Copy nothing but the text: reproduce each line of the listing exactly and leave the pictures out.
(begin)
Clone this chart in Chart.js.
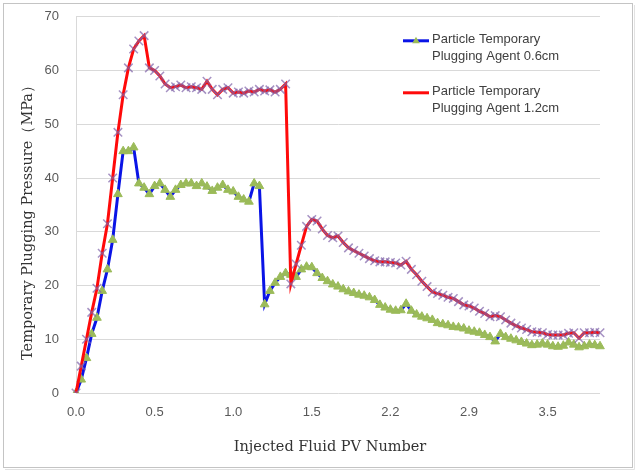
<!DOCTYPE html>
<html>
<head>
<meta charset="utf-8">
<script src="https://cdn.jsdelivr.net/npm/chart.js@4/dist/chart.umd.min.js"></script>
<style>
  html, body { margin: 0; padding: 0; background: #ffffff; }
  #wrap { position: relative; width: 637px; height: 472px; }
  canvas { display: block; }
</style>
</head>
<body>
<div id="wrap"><canvas id="c" width="637" height="472"></canvas></div>
<script>
// ---- data ----
const tickLabels = ['0.0', '0.5', '1.0', '1.5', '2.2', '2.9', '3.5'];
const pointsPerTick = 15;

const seriesNames = [
  'Particle Temporary Plugging Agent 0.6cm',
  'Particle Temporary Plugging Agent 1.2cm'
];

const agent06 = [
  0, 2.5, 6.5, 11, 14, 19, 23, 28.5, 37, 45,
  45, 45.7, 39, 38.2, 37, 38.5, 39, 37.8, 36.5, 37.8,
  38.7, 39, 39, 38.5, 39, 38.4, 37.6, 38.2, 38.7, 37.8,
  37.5, 36.5, 36, 35.6, 39, 38.5, 16.5, 19, 20.5, 21.6,
  22.3, 22, 21.6, 23, 23.5, 23.4, 22.3, 21.4, 20.8, 20.2,
  19.8, 19.3, 18.9, 18.6, 18.3, 18.1, 17.8, 17.3, 16.4, 15.9,
  15.5, 15.3, 15.4, 16.6, 15.3, 14.6, 14.2, 13.9, 13.6, 13,
  12.8, 12.6, 12.3, 12.2, 12, 11.6, 11.4, 11.2, 10.8, 10.4,
  9.6, 11, 10.4, 10.1, 9.8, 9.5, 9.2, 8.9, 9, 9.2,
  9, 8.7, 8.6, 8.8, 9.4, 9, 8.5, 8.7, 9, 8.9,
  8.7
];

const agent12 = [
  0, 5, 10, 15, 19.5, 26, 31.5, 40, 48.5, 55.5,
  60.5, 64, 65.5, 66.5, 60.5, 60, 59, 57.5, 56.8, 57,
  57.3, 56.8, 57, 56.8, 56.5, 58, 56.5, 55.5, 56.5, 56.8,
  55.8, 56, 55.8, 56.2, 56, 56.5, 56.2, 56.4, 56, 56.5,
  57.5, 20.3, 24, 27.5, 31, 32.3, 32, 30.5, 29.3, 28.9,
  29.2, 28, 27, 26.5, 26, 25.5, 25, 24.6, 24.4, 24.4,
  24.3, 24.2, 23.8, 24.5, 23, 22, 20.8, 19.8, 18.8, 18.5,
  18.2, 17.8, 17.6, 17, 16.4, 16.2, 15.8, 15.2, 14.8, 14.2,
  14.4, 14.2, 13.6, 13, 12.5, 12.1, 11.8, 11.4, 11.3, 11.2,
  10.9, 10.8, 10.8, 10.8, 11.1, 11.2, 10.2, 11.2, 11.2, 11.3,
  11.2
];

const xTitle = 'Injected Fluid PV Number';
const yTitle = 'Temporary Plugging Pressure（MPa）';

// category labels: a tick label every `pointsPerTick` points
const categories = agent06.map((_, i) =>
  i % pointsPerTick === 0 && tickLabels[i / pointsPerTick] !== undefined ? tickLabels[i / pointsPerTick] : '');

const COL_BLUE = '#0a14e6';
const COL_GREEN = '#9bbb59';
const COL_RED = '#ff0a0a';
const COL_PURPLE = 'rgba(128,100,170,0.7)';

function drawTri(ctx, x, y, r, color) {
  ctx.save();
  ctx.fillStyle = color;
  ctx.beginPath();
  ctx.moveTo(x, y - r);
  ctx.lineTo(x + r * 0.95, y + r * 0.6);
  ctx.lineTo(x - r * 0.95, y + r * 0.6);
  ctx.closePath();
  ctx.fill();
  ctx.restore();
}

const decor = {
  id: 'decor',
  beforeDraw(chart) {
    const ctx = chart.ctx;
    ctx.save();
    ctx.fillStyle = '#ffffff';
    ctx.fillRect(0, 0, chart.width, chart.height);
    ctx.strokeStyle = '#c4c4c4';
    ctx.lineWidth = 1;
    ctx.strokeRect(3.5, 3.5, 629, 464);
    ctx.strokeStyle = '#e2e2e2';
    ctx.beginPath();
    ctx.moveTo(634.5, 5); ctx.lineTo(634.5, 469.5); ctx.lineTo(5, 469.5);
    ctx.stroke();
    ctx.restore();
  },
  afterDraw(chart) {
    const ctx = chart.ctx;
    const a = chart.chartArea;
    ctx.save();
    // axis titles
    ctx.fillStyle = '#333333';
    ctx.font = '14.5px "DejaVu Serif"';
    ctx.textAlign = 'center';
    ctx.textBaseline = 'middle';
    ctx.fillText(xTitle, 330, 447);
    ctx.translate(28.5, 219);
    ctx.rotate(-Math.PI / 2);
    ctx.fillText(yTitle, 0, 0);
    ctx.restore();

    // legend
    ctx.save();
    const lx = a.left + 327;
    chart.data.datasets.forEach((ds, k) => {
      const y = a.top + 24 + k * 52;
      ctx.strokeStyle = ds.borderColor;
      ctx.lineWidth = 3;
      ctx.beginPath();
      ctx.moveTo(lx, y);
      ctx.lineTo(lx + 26, y);
      ctx.stroke();
      if (ds.pointStyle === 'triangle') {
        drawTri(ctx, lx + 13, y, 4, ds.pointBackgroundColor);
      }
      const name = ds.label;
      const cut = name.indexOf(' Plugging');
      const lines = [name.slice(0, cut), name.slice(cut + 1)];
      ctx.fillStyle = '#404040';
      ctx.font = '13px "Liberation Sans", Arial, sans-serif';
      ctx.textAlign = 'left';
      ctx.textBaseline = 'middle';
      ctx.fillText(lines[0], lx + 29, y - 1);
      ctx.fillText(lines[1], lx + 29, y + 16);
    });
    ctx.restore();
  }
};

new Chart(document.getElementById('c'), {
  type: 'line',
  data: {
    labels: categories,
    datasets: [
      {
        label: seriesNames[0],
        data: agent06,
        borderColor: COL_BLUE,
        borderWidth: 3,
        pointStyle: 'triangle',
        pointRadius: 5,
        pointBackgroundColor: COL_GREEN,
        pointBorderColor: COL_GREEN,
        pointBorderWidth: 1,
        tension: 0,
        fill: false,
        order: 1
      },
      {
        label: seriesNames[1],
        data: agent12,
        borderColor: COL_RED,
        borderWidth: 3,
        pointStyle: 'crossRot',
        pointRadius: 6,
        pointBorderColor: COL_PURPLE,
        pointBackgroundColor: COL_PURPLE,
        pointBorderWidth: 1.5,
        tension: 0,
        fill: false,
        order: 0
      }
    ]
  },
  options: {
    responsive: false,
    animation: false,
    devicePixelRatio: 1,
    layout: { padding: { top: 8, right: 37, left: 0, bottom: 0 } },
    plugins: { legend: { display: false }, tooltip: { enabled: false } },
    scales: {
      x: {
        type: 'category',
        offset: false,
        grid: { display: false, drawTicks: false },
        border: { display: false },
        ticks: {
          autoSkip: false,
          maxRotation: 0,
          minRotation: 0,
          padding: 12,
          color: '#595959',
          font: { family: '"Liberation Sans", Arial, sans-serif', size: 13 },
          callback: function (value, index) { return categories[index]; }
        },
        afterFit: s => { s.height = 79; }
      },
      y: {
        min: 0,
        max: 70,
        grid: { color: '#d9d9d9', lineWidth: 1, drawTicks: true, tickLength: 8, tickColor: 'rgba(0,0,0,0)' },
        border: { display: true, color: '#d9d9d9' },
        ticks: {
          stepSize: 10,
          padding: 9,
          color: '#595959',
          font: { family: '"Liberation Sans", Arial, sans-serif', size: 13 }
        },
        afterFit: s => { s.width = 76; }
      }
    }
  },
  plugins: [decor]
});
</script>
</body>
</html>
(end)
**Exercise result:**
Clone this chart in Chart.js.
<!DOCTYPE html>
<html>
<head>
<meta charset="utf-8">
<script src="https://cdn.jsdelivr.net/npm/chart.js@4/dist/chart.umd.min.js"></script>
<style>
  html, body { margin: 0; padding: 0; background: #ffffff; }
  #wrap { position: relative; width: 637px; height: 472px; }
  canvas { display: block; }
</style>
</head>
<body>
<div id="wrap"><canvas id="c" width="637" height="472"></canvas></div>
<script>
// ---- data ----
const tickLabels = ['0.0', '0.5', '1.0', '1.5', '2.2', '2.9', '3.5'];
const pointsPerTick = 15;

const seriesNames = [
  'Particle Temporary Plugging Agent 0.6cm',
  'Particle Temporary Plugging Agent 1.2cm'
];

const agent06 = [
  0, 2.5, 6.5, 11, 14, 19, 23, 28.5, 37, 45,
  45, 45.7, 39, 38.2, 37, 38.5, 39, 37.8, 36.5, 37.8,
  38.7, 39, 39, 38.5, 39, 38.4, 37.6, 38.2, 38.7, 37.8,
  37.5, 36.5, 36, 35.6, 39, 38.5, 16.5, 19, 20.5, 21.6,
  22.3, 22, 21.6, 23, 23.5, 23.4, 22.3, 21.4, 20.8, 20.2,
  19.8, 19.3, 18.9, 18.6, 18.3, 18.1, 17.8, 17.3, 16.4, 15.9,
  15.5, 15.3, 15.4, 16.6, 15.3, 14.6, 14.2, 13.9, 13.6, 13,
  12.8, 12.6, 12.3, 12.2, 12, 11.6, 11.4, 11.2, 10.8, 10.4,
  9.6, 11, 10.4, 10.1, 9.8, 9.5, 9.2, 8.9, 9, 9.2,
  9, 8.7, 8.6, 8.8, 9.4, 9, 8.5, 8.7, 9, 8.9,
  8.7
];

const agent12 = [
  0, 5, 10, 15, 19.5, 26, 31.5, 40, 48.5, 55.5,
  60.5, 64, 65.5, 66.5, 60.5, 60, 59, 57.5, 56.8, 57,
  57.3, 56.8, 57, 56.8, 56.5, 58, 56.5, 55.5, 56.5, 56.8,
  55.8, 56, 55.8, 56.2, 56, 56.5, 56.2, 56.4, 56, 56.5,
  57.5, 20.3, 24, 27.5, 31, 32.3, 32, 30.5, 29.3, 28.9,
  29.2, 28, 27, 26.5, 26, 25.5, 25, 24.6, 24.4, 24.4,
  24.3, 24.2, 23.8, 24.5, 23, 22, 20.8, 19.8, 18.8, 18.5,
  18.2, 17.8, 17.6, 17, 16.4, 16.2, 15.8, 15.2, 14.8, 14.2,
  14.4, 14.2, 13.6, 13, 12.5, 12.1, 11.8, 11.4, 11.3, 11.2,
  10.9, 10.8, 10.8, 10.8, 11.1, 11.2, 10.2, 11.2, 11.2, 11.3,
  11.2
];

const xTitle = 'Injected Fluid PV Number';
const yTitle = 'Temporary Plugging Pressure（MPa）';

// category labels: a tick label every `pointsPerTick` points
const categories = agent06.map((_, i) =>
  i % pointsPerTick === 0 && tickLabels[i / pointsPerTick] !== undefined ? tickLabels[i / pointsPerTick] : '');

const COL_BLUE = '#0a14e6';
const COL_GREEN = '#9bbb59';
const COL_RED = '#ff0a0a';
const COL_PURPLE = 'rgba(128,100,170,0.7)';

function drawTri(ctx, x, y, r, color) {
  ctx.save();
  ctx.fillStyle = color;
  ctx.beginPath();
  ctx.moveTo(x, y - r);
  ctx.lineTo(x + r * 0.95, y + r * 0.6);
  ctx.lineTo(x - r * 0.95, y + r * 0.6);
  ctx.closePath();
  ctx.fill();
  ctx.restore();
}

const decor = {
  id: 'decor',
  beforeDraw(chart) {
    const ctx = chart.ctx;
    ctx.save();
    ctx.fillStyle = '#ffffff';
    ctx.fillRect(0, 0, chart.width, chart.height);
    ctx.strokeStyle = '#c4c4c4';
    ctx.lineWidth = 1;
    ctx.strokeRect(3.5, 3.5, 629, 464);
    ctx.strokeStyle = '#e2e2e2';
    ctx.beginPath();
    ctx.moveTo(634.5, 5); ctx.lineTo(634.5, 469.5); ctx.lineTo(5, 469.5);
    ctx.stroke();
    ctx.restore();
  },
  afterDraw(chart) {
    const ctx = chart.ctx;
    const a = chart.chartArea;
    ctx.save();
    // axis titles
    ctx.fillStyle = '#333333';
    ctx.font = '14.5px "DejaVu Serif"';
    ctx.textAlign = 'center';
    ctx.textBaseline = 'middle';
    ctx.fillText(xTitle, 330, 447);
    ctx.translate(28.5, 219);
    ctx.rotate(-Math.PI / 2);
    ctx.fillText(yTitle, 0, 0);
    ctx.restore();

    // legend
    ctx.save();
    const lx = a.left + 327;
    chart.data.datasets.forEach((ds, k) => {
      const y = a.top + 24 + k * 52;
      ctx.strokeStyle = ds.borderColor;
      ctx.lineWidth = 3;
      ctx.beginPath();
      ctx.moveTo(lx, y);
      ctx.lineTo(lx + 26, y);
      ctx.stroke();
      if (ds.pointStyle === 'triangle') {
        drawTri(ctx, lx + 13, y, 4, ds.pointBackgroundColor);
      }
      const name = ds.label;
      const cut = name.indexOf(' Plugging');
      const lines = [name.slice(0, cut), name.slice(cut + 1)];
      ctx.fillStyle = '#404040';
      ctx.font = '13px "Liberation Sans", Arial, sans-serif';
      ctx.textAlign = 'left';
      ctx.textBaseline = 'middle';
      ctx.fillText(lines[0], lx + 29, y - 1);
      ctx.fillText(lines[1], lx + 29, y + 16);
    });
    ctx.restore();
  }
};

new Chart(document.getElementById('c'), {
  type: 'line',
  data: {
    labels: categories,
    datasets: [
      {
        label: seriesNames[0],
        data: agent06,
        borderColor: COL_BLUE,
        borderWidth: 3,
        pointStyle: 'triangle',
        pointRadius: 5,
        pointBackgroundColor: COL_GREEN,
        pointBorderColor: COL_GREEN,
        pointBorderWidth: 1,
        tension: 0,
        fill: false,
        order: 1
      },
      {
        label: seriesNames[1],
        data: agent12,
        borderColor: COL_RED,
        borderWidth: 3,
        pointStyle: 'crossRot',
        pointRadius: 6,
        pointBorderColor: COL_PURPLE,
        pointBackgroundColor: COL_PURPLE,
        pointBorderWidth: 1.5,
        tension: 0,
        fill: false,
        order: 0
      }
    ]
  },
  options: {
    responsive: false,
    animation: false,
    devicePixelRatio: 1,
    layout: { padding: { top: 8, right: 37, left: 0, bottom: 0 } },
    plugins: { legend: { display: false }, tooltip: { enabled: false } },
    scales: {
      x: {
        type: 'category',
        offset: false,
        grid: { display: false, drawTicks: false },
        border: { display: false },
        ticks: {
          autoSkip: false,
          maxRotation: 0,
          minRotation: 0,
          padding: 12,
          color: '#595959',
          font: { family: '"Liberation Sans", Arial, sans-serif', size: 13 },
          callback: function (value, index) { return categories[index]; }
        },
        afterFit: s => { s.height = 79; }
      },
      y: {
        min: 0,
        max: 70,
        grid: { color: '#d9d9d9', lineWidth: 1, drawTicks: true, tickLength: 8, tickColor: 'rgba(0,0,0,0)' },
        border: { display: true, color: '#d9d9d9' },
        ticks: {
          stepSize: 10,
          padding: 9,
          color: '#595959',
          font: { family: '"Liberation Sans", Arial, sans-serif', size: 13 }
        },
        afterFit: s => { s.width = 76; }
      }
    }
  },
  plugins: [decor]
});
</script>
</body>
</html>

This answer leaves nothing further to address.